SET PROBLEM:
Exclude pictures. Extract exactly the lines from the one that contains "Recreate this image" down to the one that contains "7, 8, 9, 10]", both included.

==============================

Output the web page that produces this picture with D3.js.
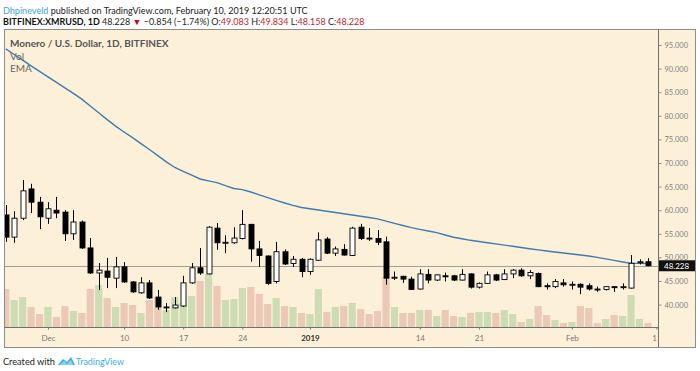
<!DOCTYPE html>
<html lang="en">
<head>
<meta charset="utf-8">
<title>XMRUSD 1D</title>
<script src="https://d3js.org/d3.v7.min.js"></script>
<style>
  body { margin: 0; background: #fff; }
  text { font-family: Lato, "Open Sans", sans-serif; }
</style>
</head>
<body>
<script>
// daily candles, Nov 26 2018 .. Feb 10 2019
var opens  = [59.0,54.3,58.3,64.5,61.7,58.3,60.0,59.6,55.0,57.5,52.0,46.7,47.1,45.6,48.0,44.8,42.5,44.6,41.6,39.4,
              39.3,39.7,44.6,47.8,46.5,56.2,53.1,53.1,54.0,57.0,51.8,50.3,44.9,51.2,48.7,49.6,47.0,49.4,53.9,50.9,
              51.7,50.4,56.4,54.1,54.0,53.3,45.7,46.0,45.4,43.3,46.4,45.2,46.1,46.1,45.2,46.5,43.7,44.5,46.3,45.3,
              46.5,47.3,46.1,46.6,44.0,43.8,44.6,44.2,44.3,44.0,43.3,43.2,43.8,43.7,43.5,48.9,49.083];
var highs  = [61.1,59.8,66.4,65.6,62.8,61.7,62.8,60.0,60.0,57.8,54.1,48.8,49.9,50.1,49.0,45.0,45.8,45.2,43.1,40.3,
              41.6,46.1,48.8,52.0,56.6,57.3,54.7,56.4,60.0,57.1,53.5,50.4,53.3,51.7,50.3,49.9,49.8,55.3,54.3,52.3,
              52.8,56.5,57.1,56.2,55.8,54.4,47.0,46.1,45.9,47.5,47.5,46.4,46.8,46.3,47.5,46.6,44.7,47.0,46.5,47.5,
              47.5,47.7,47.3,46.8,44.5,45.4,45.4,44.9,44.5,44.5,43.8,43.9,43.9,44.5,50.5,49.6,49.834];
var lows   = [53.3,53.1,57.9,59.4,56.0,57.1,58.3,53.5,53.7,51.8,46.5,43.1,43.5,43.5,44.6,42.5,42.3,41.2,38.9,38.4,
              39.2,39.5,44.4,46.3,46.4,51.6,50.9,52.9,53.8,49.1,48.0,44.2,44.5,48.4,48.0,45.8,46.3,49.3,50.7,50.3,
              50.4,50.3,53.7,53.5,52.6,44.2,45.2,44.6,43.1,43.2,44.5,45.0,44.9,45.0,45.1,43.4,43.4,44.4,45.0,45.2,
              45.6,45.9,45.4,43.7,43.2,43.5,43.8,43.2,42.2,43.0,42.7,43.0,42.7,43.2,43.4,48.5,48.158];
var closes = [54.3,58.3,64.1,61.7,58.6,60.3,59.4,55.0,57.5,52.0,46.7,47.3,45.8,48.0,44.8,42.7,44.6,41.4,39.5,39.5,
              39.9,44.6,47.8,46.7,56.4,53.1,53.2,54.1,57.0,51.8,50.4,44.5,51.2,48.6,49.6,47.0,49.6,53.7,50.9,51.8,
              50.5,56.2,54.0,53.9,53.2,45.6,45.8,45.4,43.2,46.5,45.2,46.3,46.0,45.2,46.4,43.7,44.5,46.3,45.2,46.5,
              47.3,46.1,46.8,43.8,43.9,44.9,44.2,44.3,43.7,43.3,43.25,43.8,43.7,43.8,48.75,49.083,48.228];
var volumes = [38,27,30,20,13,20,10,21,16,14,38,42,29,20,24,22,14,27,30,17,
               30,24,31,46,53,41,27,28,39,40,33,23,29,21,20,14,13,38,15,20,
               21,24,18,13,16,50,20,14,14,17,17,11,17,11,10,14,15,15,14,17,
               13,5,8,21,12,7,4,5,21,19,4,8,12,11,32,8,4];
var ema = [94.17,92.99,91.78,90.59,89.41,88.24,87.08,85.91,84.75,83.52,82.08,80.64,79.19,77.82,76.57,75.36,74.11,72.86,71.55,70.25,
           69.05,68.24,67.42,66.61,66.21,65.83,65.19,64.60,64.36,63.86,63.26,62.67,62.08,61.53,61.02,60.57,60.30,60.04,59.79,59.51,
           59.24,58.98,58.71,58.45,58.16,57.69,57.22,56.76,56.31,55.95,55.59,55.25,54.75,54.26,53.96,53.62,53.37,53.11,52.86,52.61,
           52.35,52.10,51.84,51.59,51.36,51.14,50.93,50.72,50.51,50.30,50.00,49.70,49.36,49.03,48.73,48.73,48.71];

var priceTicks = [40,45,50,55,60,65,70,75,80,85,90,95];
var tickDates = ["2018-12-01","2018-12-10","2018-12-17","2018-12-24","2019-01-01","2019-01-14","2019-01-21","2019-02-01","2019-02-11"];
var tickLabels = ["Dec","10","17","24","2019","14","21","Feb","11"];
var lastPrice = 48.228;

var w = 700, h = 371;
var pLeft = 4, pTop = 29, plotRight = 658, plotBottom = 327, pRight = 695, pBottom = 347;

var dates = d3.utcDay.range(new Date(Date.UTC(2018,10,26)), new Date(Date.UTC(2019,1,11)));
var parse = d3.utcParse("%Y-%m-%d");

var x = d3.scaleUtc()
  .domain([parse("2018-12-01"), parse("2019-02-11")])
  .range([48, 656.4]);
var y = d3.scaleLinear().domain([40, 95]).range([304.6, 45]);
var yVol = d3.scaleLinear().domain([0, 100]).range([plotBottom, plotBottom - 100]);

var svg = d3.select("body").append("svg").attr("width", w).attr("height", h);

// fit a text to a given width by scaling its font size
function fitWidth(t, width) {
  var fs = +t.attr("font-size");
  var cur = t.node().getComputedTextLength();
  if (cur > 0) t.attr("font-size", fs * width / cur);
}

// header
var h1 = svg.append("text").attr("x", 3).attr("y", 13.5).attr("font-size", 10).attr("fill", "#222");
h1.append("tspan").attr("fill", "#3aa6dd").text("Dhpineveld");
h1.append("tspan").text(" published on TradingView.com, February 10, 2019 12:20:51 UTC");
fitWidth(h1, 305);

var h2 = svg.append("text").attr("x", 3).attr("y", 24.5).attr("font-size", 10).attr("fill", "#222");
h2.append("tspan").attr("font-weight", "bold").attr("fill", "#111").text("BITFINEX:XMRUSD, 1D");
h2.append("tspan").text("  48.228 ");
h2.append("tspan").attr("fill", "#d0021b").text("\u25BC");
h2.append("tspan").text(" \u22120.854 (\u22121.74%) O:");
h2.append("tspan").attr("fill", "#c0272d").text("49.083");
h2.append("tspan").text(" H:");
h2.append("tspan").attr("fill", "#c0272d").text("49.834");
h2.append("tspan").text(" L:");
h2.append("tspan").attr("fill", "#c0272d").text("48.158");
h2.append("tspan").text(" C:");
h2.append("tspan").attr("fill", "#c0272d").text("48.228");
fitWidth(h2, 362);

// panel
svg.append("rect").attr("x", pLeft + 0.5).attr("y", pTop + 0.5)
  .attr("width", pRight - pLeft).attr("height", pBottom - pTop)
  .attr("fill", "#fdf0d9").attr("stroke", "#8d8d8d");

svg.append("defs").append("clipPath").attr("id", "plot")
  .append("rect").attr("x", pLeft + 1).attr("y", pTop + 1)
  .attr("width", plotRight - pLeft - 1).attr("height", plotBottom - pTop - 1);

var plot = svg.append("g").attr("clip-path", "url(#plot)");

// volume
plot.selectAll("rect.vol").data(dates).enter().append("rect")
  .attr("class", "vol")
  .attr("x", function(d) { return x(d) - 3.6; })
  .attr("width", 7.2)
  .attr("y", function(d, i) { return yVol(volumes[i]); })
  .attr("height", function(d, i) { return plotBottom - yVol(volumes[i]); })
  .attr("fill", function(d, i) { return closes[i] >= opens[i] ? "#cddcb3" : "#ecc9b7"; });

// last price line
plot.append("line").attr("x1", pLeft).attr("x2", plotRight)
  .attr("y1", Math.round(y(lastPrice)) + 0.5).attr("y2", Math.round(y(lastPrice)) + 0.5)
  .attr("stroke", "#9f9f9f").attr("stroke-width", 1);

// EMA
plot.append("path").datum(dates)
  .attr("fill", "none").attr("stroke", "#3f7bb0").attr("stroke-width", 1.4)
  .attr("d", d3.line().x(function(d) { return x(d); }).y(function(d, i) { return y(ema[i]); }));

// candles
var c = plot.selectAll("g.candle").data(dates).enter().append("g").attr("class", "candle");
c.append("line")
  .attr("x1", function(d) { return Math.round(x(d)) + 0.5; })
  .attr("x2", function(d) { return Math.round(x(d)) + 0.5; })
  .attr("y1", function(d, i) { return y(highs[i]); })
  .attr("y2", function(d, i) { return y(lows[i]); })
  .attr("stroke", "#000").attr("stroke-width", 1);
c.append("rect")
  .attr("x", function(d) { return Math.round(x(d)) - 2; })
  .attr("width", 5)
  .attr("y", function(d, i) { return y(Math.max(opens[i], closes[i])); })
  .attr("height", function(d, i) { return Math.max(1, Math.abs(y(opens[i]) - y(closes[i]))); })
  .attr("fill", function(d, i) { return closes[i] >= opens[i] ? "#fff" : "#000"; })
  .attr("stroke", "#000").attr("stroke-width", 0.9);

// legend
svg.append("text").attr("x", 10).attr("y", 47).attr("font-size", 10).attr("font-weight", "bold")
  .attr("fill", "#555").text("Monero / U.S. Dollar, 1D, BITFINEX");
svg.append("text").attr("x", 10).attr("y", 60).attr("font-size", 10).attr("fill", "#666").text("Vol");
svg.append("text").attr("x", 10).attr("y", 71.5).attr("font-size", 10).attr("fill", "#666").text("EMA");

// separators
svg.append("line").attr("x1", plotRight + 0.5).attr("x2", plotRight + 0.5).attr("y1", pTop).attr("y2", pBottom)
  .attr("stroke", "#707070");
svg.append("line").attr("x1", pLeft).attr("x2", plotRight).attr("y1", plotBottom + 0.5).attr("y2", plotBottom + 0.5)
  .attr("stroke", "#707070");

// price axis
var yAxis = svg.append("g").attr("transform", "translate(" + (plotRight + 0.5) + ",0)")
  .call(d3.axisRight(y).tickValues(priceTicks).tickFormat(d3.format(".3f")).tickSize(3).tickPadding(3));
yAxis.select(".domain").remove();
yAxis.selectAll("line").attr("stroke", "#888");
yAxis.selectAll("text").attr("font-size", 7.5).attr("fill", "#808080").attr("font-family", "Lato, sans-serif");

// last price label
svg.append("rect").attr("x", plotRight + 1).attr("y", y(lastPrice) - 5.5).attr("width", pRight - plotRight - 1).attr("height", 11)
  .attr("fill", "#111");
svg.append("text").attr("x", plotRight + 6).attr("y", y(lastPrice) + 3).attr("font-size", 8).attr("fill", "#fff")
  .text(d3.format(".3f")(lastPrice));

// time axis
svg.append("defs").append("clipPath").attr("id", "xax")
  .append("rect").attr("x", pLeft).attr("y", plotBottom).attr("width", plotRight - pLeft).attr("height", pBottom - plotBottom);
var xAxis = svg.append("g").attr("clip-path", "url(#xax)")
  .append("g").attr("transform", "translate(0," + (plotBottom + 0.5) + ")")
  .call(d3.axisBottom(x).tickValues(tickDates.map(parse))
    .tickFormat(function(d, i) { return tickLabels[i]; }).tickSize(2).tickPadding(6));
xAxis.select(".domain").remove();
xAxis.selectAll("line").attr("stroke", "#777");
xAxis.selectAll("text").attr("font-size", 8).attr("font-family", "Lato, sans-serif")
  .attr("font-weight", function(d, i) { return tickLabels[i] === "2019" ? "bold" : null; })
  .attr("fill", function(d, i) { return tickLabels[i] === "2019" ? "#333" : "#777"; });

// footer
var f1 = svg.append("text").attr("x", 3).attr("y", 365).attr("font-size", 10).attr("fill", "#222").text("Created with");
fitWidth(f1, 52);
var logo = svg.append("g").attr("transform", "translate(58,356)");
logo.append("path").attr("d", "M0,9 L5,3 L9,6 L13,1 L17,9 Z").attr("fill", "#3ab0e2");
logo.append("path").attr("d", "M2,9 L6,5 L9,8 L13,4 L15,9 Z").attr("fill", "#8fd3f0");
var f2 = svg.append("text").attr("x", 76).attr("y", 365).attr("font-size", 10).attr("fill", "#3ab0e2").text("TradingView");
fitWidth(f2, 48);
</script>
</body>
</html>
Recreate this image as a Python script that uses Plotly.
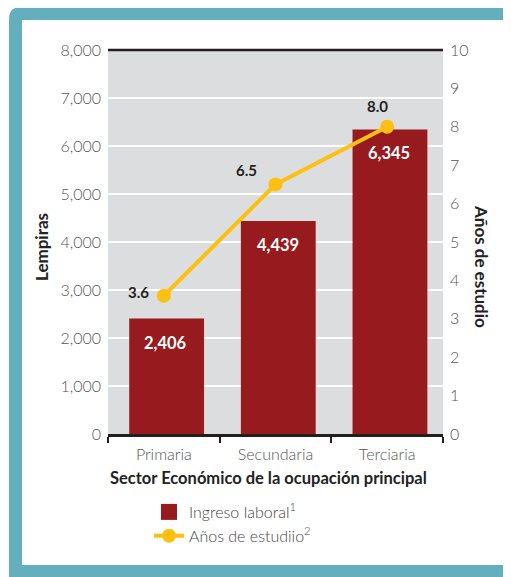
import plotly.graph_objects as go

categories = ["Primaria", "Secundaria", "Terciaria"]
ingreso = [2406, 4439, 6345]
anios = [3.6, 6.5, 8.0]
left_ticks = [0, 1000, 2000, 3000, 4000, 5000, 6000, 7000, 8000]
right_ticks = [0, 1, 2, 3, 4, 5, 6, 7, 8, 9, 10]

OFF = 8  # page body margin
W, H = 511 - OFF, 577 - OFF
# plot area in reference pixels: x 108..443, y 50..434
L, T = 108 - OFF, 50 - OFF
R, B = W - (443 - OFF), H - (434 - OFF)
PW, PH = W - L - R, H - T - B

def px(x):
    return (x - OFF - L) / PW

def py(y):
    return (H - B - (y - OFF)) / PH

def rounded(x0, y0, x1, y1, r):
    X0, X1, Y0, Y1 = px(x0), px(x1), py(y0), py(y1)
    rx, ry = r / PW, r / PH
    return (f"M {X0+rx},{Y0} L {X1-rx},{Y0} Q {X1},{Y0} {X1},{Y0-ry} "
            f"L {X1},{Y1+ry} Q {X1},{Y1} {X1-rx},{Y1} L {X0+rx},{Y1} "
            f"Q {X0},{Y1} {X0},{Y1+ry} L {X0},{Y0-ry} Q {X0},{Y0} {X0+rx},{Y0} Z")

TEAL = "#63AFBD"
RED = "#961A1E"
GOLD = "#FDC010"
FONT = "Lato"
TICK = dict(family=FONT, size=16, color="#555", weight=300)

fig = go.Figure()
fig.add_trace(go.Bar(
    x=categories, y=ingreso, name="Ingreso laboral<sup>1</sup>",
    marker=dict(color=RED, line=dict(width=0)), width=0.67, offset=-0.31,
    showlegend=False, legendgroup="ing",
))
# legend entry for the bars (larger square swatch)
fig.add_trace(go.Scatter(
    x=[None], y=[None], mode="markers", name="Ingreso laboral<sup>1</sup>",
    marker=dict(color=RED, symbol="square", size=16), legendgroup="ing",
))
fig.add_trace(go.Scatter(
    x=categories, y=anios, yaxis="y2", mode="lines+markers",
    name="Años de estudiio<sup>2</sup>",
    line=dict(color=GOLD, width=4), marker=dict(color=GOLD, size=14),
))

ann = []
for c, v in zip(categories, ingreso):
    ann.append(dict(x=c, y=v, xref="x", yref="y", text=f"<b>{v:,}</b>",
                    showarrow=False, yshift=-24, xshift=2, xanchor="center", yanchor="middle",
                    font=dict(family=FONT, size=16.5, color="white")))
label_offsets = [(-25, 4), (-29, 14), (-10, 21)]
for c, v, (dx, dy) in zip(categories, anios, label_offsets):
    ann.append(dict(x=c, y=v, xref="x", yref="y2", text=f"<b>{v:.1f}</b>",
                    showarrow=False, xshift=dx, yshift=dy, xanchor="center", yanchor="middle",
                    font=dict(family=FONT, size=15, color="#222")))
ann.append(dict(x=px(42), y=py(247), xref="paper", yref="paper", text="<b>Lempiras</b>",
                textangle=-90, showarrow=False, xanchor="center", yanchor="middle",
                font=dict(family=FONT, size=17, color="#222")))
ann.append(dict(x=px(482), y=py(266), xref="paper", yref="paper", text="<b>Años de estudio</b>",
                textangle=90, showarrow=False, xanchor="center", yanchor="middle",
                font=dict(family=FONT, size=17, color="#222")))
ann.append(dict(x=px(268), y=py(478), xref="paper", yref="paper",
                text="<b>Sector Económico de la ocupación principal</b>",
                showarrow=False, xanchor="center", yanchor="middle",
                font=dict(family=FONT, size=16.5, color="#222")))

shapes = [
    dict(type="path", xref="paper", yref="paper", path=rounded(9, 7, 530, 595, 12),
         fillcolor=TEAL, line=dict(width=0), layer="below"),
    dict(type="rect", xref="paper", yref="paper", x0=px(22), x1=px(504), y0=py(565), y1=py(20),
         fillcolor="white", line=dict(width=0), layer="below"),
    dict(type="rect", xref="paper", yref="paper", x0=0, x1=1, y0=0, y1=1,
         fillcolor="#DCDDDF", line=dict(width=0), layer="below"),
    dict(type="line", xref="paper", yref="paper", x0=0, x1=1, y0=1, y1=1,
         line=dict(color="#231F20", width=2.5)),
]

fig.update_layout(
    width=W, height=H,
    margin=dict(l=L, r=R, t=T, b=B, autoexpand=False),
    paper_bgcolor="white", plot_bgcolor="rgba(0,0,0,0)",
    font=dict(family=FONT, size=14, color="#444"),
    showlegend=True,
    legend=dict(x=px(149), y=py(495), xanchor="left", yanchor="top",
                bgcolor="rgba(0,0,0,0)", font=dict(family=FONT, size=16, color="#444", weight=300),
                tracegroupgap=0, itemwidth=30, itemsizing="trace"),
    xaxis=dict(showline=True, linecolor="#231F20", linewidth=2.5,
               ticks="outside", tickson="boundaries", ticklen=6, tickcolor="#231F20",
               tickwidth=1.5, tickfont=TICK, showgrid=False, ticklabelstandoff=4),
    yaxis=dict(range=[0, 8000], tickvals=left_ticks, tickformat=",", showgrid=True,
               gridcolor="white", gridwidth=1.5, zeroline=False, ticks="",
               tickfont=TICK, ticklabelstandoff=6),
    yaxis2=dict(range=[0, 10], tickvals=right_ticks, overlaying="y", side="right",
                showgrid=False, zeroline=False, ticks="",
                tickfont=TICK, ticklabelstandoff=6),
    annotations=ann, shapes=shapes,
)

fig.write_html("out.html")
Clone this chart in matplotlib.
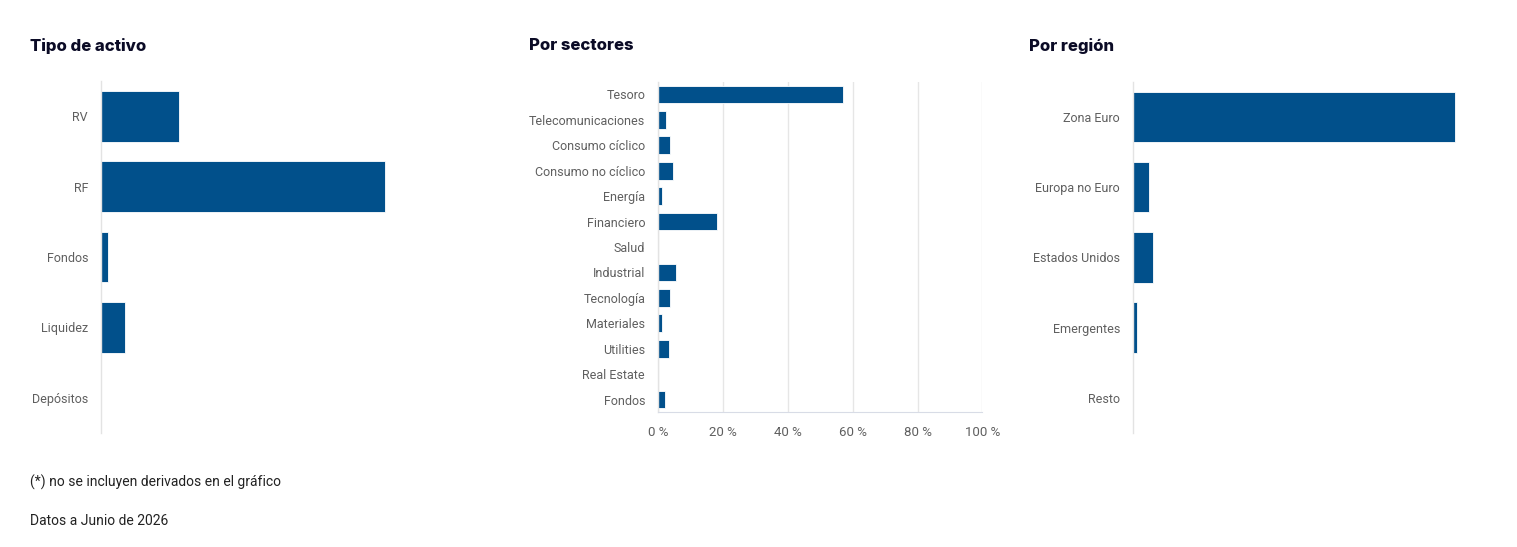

==============================

RESPONSE TO THE EXERCISE:
Recreate this image as a Python script that uses Plotly.
import plotly.graph_objects as go

categories = ["Primaria", "Secundaria", "Terciaria"]
ingreso = [2406, 4439, 6345]
anios = [3.6, 6.5, 8.0]
left_ticks = [0, 1000, 2000, 3000, 4000, 5000, 6000, 7000, 8000]
right_ticks = [0, 1, 2, 3, 4, 5, 6, 7, 8, 9, 10]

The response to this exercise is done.